Seeing all the answers laid out makes the design philosophy obvious. This wasn’t about trick definitions or obscure vocabulary. It was about forcing you to unlearn a habit, then rewarding you the moment you adapted.
Solving Strategies and Takeaways for Future Strands Puzzles
Once you see how this board was constructed, the bigger lesson clicks into place. Strands isn’t testing vocabulary difficulty as much as it’s testing how rigid your habits are. September 8 was a clean reminder that the game will happily punish autopilot play if you refuse to adapt to its rule set.
Stop Trusting Your Ears and Start Trusting the Grid
If this puzzle taught anything, it’s that phonetics can be a trap. Silent letters turn “obvious” words into high-risk guesses, especially when you’re scanning quickly for sound-alikes. In future puzzles, treat the grid like hitboxes, not vibes — every letter has to physically exist and connect, even if your brain insists it shouldn’t.
When Strands wants you to abandon a familiar instinct, it will do so aggressively. The faster you recognize that shift, the fewer dead paths you’ll chase.
Hunt the Spangram Early to Define the Rules
The spangram isn’t just a long word; it’s the difficulty slider. Once you identify it, you’re effectively reading the patch notes for the entire board. Themes like SILENT LETTERS immediately reframe how you evaluate every remaining cluster.
If you’re stuck mid-board, stop brute-forcing and zoom out. Finding the spangram early is like locking onto a boss’s second phase before it wipes the party.
Misleading Letters Are Intentional Aggro Pulls
This puzzle was stacked with decoy consonants that looked useful but existed solely to waste your time. That’s not RNG — it’s deliberate aggro management by the designer. Strands often places letters that feel productive early but only resolve once you understand the theme’s gimmick.
When a cluster keeps tempting you but never quite resolves, disengage. That’s usually a sign you’re fighting the wrong enemy.

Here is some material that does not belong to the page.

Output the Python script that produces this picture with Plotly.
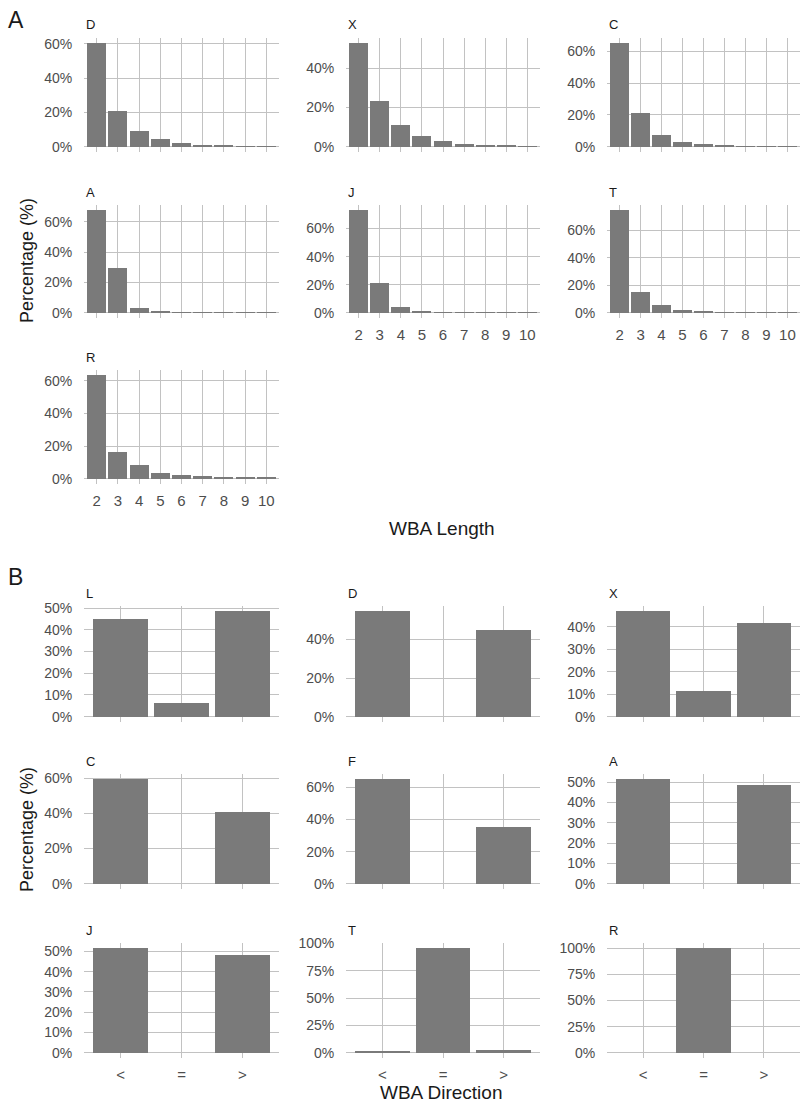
import plotly.graph_objects as go

# ---------------- data ----------------
lengths = ["2", "3", "4", "5", "6", "7", "8", "9", "10"]
len_D = [60.3, 20.9, 9.3, 4.8, 2.3, 1.0, 0.6, 0.3, 0.2]
len_X = [52.6, 23.3, 11.0, 5.4, 2.9, 1.5, 0.9, 0.5, 0.3]
len_C = [65.0, 21.2, 7.7, 3.3, 1.7, 0.6, 0.2, 0.1, 0.1]
len_A = [67.8, 29.9, 3.2, 0.6, 0.1, 0.1, 0.05, 0.05, 0.05]
len_J = [73.1, 21.5, 4.0, 0.9, 0.2, 0.1, 0.05, 0.05, 0.05]
len_T = [74.5, 15.0, 5.5, 2.4, 1.4, 0.5, 0.2, 0.1, 0.05]
len_R = [63.5, 16.7, 8.3, 3.3, 2.4, 2.0, 1.4, 0.8, 0.6]

directions = ["<", "=", ">"]
dir_L = [45.1, 6.2, 48.5]
dir_D = [54.6, 0.0, 44.9]
dir_X = [46.9, 11.3, 41.8]
dir_C = [59.4, 0.0, 40.6]
dir_F = [65.1, 0.0, 35.3]
dir_A = [51.5, 0.0, 48.9]
dir_J = [51.6, 0.0, 48.4]
dir_T = [1.5, 95.5, 2.5]
dir_R = [0.0, 100.0, 0.0]

ticks_20 = [0, 20, 40, 60]
ticks_20s = [0, 20, 40]
ticks_10 = [0, 10, 20, 30, 40, 50]
ticks_10s = [0, 10, 20, 30, 40]
ticks_25 = [0, 25, 50, 75, 100]

panel_names_A = ["D", "X", "C", "A", "J", "T", "R"]
panel_vals_A = [len_D, len_X, len_C, len_A, len_J, len_T, len_R]
panel_ticks_A = [ticks_20, ticks_20s, ticks_20, ticks_20, ticks_20, ticks_20, ticks_20]

panel_names_B = ["L", "D", "X", "C", "F", "A", "J", "T", "R"]
panel_vals_B = [dir_L, dir_D, dir_X, dir_C, dir_F, dir_A, dir_J, dir_T, dir_R]
panel_ticks_B = [ticks_10, ticks_20s, ticks_10s, ticks_20, ticks_20, ticks_10, ticks_10, ticks_25, ticks_25]

# ---------------- geometry (pixels) ----------------
W, H = 801, 1102
col_x = [(84, 279), (346, 540), (607, 800)]
rows_A = [(38, 152), (205, 318), (370, 484)]
rows_B = [(606, 722), (774, 889), (943, 1058)]

BAR = "#7a7a7a"
GRID = "#c2c2c2"
TICK = "#4d4d4d"
FONT = "Liberation Sans, Arial, sans-serif"

fig = go.Figure()
layout = {}
annotations = []


def px_x(v):
    return v / W


def px_y(v):
    return 1 - v / H


idx = [0]


def add_panel(cats, vals, tickvals, name, col, row, show_x):
    idx[0] += 1
    i = idx[0]
    xa = "x" if i == 1 else f"x{i}"
    ya = "y" if i == 1 else f"y{i}"
    fig.add_trace(go.Bar(x=cats, y=vals, xaxis=xa, yaxis=ya, width=0.9,
                         marker=dict(color=BAR, line=dict(width=0)),
                         showlegend=False, hoverinfo="x+y"))
    x0, x1 = col_x[col]
    y0, y1 = row
    vmax = max(vals)
    layout["xaxis" if i == 1 else f"xaxis{i}"] = dict(
        domain=[px_x(x0), px_x(x1)], anchor=ya, type="category",
        categoryorder="array", categoryarray=cats, automargin=False,
        range=[-0.6, len(cats) - 0.4], showgrid=True, gridcolor=GRID, gridwidth=1,
        zeroline=False, showline=False, showticklabels=show_x,
        ticks="outside", ticklen=3, tickcolor="rgba(0,0,0,0)",
        tickfont=dict(size=15, color=TICK, family=FONT), fixedrange=True)
    layout["yaxis" if i == 1 else f"yaxis{i}"] = dict(
        domain=[px_y(y1), px_y(y0)], anchor=xa, automargin=False,
        range=[-0.05 * vmax, 1.05 * vmax], tickmode="array", tickvals=tickvals,
        ticktext=[f"{v}%" for v in tickvals], showgrid=True, gridcolor=GRID, gridwidth=1,
        zeroline=False, showline=False,
        ticks="outside", ticklen=8, tickcolor="rgba(0,0,0,0)",
        tickfont=dict(size=14, color=TICK, family=FONT), fixedrange=True)
    annotations.append(dict(text=name, x=px_x(x0), y=px_y(y0 - 13), xref="paper", yref="paper",
                            xanchor="left", yanchor="middle", showarrow=False,
                            font=dict(size=13, color="#1a1a1a", family=FONT)))


# Panel A
for k, (nm, vals, tv) in enumerate(zip(panel_names_A, panel_vals_A, panel_ticks_A)):
    r, c = divmod(k, 3)
    show_x = (r == 2) or (r == 1 and c >= 1)
    add_panel(lengths, vals, tv, nm, c, rows_A[r], show_x)

# Panel B
for k, (nm, vals, tv) in enumerate(zip(panel_names_B, panel_vals_B, panel_ticks_B)):
    r, c = divmod(k, 3)
    add_panel(directions, vals, tv, nm, c, rows_B[r], r == 2)

# Section letters
annotations.append(dict(text="A", x=px_x(6), y=px_y(20), xref="paper", yref="paper",
                        xanchor="left", yanchor="middle", showarrow=False,
                        font=dict(size=23, color="#1a1a1a", family=FONT)))
annotations.append(dict(text="B", x=px_x(6), y=px_y(577), xref="paper", yref="paper",
                        xanchor="left", yanchor="middle", showarrow=False,
                        font=dict(size=23, color="#1a1a1a", family=FONT)))

# Axis titles
for yc in (261, 830):
    annotations.append(dict(text="Percentage (%)", x=px_x(27), y=px_y(yc), xref="paper", yref="paper",
                            xanchor="center", yanchor="middle", textangle=-90, showarrow=False,
                            font=dict(size=18, color="#1a1a1a", family=FONT)))
annotations.append(dict(text="WBA Length", x=px_x(442), y=px_y(528), xref="paper", yref="paper",
                        xanchor="center", yanchor="middle", showarrow=False,
                        font=dict(size=19, color="#1a1a1a", family=FONT)))
annotations.append(dict(text="WBA Direction", x=px_x(441), y=px_y(1092), xref="paper", yref="paper",
                        xanchor="center", yanchor="middle", showarrow=False,
                        font=dict(size=19, color="#1a1a1a", family=FONT)))

fig.update_layout(**layout)
fig.update_layout(width=W, height=H, margin=dict(l=0, r=0, t=0, b=0, autoexpand=False),
                  paper_bgcolor="white", plot_bgcolor="white",
                  annotations=annotations, bargap=0, font=dict(family=FONT))

fig.write_html("out.html", config={"displayModeBar": False},
               post_script="document.body.style.margin='0';document.body.style.overflow='hidden';")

Theme Consistency Beats Word Difficulty
None of the answers here were obscure. The difficulty came from consistency, not complexity. Every theme word followed the same silent-letter rule, and once you spotted one, the rest behaved predictably.
That’s a core Strands principle going forward: difficulty scales through pattern enforcement, not vocabulary flexing. Learn the rule, and the puzzle’s DPS drops dramatically.
Final Tip Before Tomorrow’s Grid Drops
Strands rewards adaptability more than speed. If a puzzle feels hostile, assume you’re playing it wrong — not that it’s unfair. Slow down, identify what habit the board is trying to break, and adjust your approach.
Do that, and even the trickiest themes stop feeling like cheap shots and start feeling like well-designed encounters. See you on the next grid.